>>>

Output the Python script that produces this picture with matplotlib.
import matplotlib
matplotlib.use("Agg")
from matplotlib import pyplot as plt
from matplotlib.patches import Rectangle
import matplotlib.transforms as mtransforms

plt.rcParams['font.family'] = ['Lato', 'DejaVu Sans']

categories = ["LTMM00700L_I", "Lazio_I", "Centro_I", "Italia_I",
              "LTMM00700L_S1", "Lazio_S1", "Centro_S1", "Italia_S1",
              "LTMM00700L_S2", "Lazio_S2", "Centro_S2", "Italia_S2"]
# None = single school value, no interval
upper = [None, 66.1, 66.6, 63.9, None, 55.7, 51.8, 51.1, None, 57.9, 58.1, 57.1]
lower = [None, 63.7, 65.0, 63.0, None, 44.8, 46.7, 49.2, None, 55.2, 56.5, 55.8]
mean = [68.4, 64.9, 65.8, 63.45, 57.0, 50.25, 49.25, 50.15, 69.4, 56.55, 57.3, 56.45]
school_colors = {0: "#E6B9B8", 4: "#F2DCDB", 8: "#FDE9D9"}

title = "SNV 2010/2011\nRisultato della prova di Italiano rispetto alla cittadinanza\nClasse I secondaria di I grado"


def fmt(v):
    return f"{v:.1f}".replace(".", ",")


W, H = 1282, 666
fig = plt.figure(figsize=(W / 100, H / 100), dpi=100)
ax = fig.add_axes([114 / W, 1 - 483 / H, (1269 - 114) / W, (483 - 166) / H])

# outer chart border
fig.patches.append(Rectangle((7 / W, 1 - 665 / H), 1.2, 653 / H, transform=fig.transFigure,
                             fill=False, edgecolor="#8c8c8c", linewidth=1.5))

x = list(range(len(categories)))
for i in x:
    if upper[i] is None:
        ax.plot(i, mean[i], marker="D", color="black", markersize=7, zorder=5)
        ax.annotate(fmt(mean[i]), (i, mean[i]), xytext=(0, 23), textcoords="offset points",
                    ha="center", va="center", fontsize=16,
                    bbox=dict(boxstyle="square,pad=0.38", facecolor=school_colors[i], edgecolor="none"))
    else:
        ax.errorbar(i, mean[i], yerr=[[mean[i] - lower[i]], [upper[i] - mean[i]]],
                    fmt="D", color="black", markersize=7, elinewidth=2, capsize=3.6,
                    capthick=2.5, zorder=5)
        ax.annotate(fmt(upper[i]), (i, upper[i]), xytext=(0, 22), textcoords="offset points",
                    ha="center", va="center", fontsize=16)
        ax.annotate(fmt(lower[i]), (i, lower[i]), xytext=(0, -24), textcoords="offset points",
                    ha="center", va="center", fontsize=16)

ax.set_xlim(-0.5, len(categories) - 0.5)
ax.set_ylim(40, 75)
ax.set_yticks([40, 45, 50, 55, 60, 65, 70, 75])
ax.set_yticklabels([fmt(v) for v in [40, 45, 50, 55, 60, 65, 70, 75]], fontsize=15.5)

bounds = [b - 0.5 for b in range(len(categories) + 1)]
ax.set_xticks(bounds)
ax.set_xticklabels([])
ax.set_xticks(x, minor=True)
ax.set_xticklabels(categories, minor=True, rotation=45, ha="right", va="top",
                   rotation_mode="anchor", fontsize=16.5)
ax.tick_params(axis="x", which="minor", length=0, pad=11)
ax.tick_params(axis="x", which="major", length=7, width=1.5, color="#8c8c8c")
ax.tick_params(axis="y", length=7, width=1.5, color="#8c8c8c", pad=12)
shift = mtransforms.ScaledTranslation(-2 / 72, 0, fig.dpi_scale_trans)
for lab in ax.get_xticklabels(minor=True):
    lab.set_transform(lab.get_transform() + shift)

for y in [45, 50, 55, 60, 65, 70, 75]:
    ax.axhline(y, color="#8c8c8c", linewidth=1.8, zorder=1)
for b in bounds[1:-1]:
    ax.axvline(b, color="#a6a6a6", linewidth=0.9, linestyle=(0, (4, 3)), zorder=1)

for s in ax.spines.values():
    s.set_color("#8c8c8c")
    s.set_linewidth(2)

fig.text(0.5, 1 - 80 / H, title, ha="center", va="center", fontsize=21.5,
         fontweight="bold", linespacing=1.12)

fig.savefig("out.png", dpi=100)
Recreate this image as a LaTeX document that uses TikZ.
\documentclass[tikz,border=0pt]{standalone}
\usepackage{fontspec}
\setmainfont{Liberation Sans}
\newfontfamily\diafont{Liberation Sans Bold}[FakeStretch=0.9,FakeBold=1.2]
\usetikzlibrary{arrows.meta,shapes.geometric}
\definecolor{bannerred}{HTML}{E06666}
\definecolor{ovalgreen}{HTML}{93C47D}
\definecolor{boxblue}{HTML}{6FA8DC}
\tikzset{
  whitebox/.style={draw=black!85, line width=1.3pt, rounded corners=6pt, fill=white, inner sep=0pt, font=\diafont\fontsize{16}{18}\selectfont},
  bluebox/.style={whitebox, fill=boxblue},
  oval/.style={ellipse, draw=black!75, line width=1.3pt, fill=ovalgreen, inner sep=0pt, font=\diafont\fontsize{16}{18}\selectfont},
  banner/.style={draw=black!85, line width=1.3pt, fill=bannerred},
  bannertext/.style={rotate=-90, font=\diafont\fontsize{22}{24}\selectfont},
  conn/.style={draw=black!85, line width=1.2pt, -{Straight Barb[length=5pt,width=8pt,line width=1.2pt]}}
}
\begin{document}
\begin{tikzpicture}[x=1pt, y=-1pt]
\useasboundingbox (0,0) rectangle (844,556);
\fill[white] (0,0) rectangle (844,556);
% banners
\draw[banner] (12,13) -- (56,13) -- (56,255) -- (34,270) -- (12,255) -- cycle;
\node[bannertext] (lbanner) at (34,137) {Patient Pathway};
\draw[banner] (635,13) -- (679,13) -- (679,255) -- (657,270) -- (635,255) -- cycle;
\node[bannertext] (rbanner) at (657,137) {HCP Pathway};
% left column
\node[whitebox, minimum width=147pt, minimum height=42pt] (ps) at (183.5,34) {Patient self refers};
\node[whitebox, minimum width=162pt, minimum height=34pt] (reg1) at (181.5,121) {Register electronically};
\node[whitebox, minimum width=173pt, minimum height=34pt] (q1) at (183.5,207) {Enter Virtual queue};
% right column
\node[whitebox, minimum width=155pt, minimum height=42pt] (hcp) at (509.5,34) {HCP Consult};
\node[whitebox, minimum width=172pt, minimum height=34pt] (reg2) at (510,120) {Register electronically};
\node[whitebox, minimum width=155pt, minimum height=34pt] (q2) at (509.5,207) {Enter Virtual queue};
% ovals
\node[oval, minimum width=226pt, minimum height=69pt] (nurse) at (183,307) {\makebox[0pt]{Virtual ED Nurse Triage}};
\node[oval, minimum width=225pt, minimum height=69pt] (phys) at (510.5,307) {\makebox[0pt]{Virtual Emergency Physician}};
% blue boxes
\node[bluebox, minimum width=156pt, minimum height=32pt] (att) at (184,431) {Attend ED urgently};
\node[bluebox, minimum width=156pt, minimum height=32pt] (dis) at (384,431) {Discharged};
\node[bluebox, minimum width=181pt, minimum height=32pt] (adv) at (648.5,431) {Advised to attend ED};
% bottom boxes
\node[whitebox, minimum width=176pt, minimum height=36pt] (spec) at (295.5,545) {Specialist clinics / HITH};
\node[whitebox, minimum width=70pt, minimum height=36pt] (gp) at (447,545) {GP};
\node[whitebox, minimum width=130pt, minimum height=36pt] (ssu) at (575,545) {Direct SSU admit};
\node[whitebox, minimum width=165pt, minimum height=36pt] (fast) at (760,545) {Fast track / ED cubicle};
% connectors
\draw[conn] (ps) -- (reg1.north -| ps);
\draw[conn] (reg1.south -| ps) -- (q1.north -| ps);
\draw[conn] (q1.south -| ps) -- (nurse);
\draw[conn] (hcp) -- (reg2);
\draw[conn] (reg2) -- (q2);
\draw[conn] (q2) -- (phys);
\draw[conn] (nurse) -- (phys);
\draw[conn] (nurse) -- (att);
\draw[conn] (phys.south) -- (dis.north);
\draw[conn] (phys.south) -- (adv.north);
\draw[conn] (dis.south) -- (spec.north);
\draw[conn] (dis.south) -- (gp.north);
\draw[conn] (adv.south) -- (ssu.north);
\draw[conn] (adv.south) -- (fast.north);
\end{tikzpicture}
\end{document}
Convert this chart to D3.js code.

<<<

WHAT YOU NEED TO DO :: Looking at the material above, please copy exactly every line from its first line through the line containing "ax = fig.add_axes([114", with both ends included and nothing else.

THE ANSWER ::
Output the Python script that produces this picture with matplotlib.
import matplotlib
matplotlib.use("Agg")
from matplotlib import pyplot as plt
from matplotlib.patches import Rectangle
import matplotlib.transforms as mtransforms

plt.rcParams['font.family'] = ['Lato', 'DejaVu Sans']

categories = ["LTMM00700L_I", "Lazio_I", "Centro_I", "Italia_I",
              "LTMM00700L_S1", "Lazio_S1", "Centro_S1", "Italia_S1",
              "LTMM00700L_S2", "Lazio_S2", "Centro_S2", "Italia_S2"]
# None = single school value, no interval
upper = [None, 66.1, 66.6, 63.9, None, 55.7, 51.8, 51.1, None, 57.9, 58.1, 57.1]
lower = [None, 63.7, 65.0, 63.0, None, 44.8, 46.7, 49.2, None, 55.2, 56.5, 55.8]
mean = [68.4, 64.9, 65.8, 63.45, 57.0, 50.25, 49.25, 50.15, 69.4, 56.55, 57.3, 56.45]
school_colors = {0: "#E6B9B8", 4: "#F2DCDB", 8: "#FDE9D9"}

title = "SNV 2010/2011\nRisultato della prova di Italiano rispetto alla cittadinanza\nClasse I secondaria di I grado"


def fmt(v):
    return f"{v:.1f}".replace(".", ",")


W, H = 1282, 666
fig = plt.figure(figsize=(W / 100, H / 100), dpi=100)
ax = fig.add_axes([114 / W, 1 - 483 / H, (1269 - 114) / W, (483 - 166) / H])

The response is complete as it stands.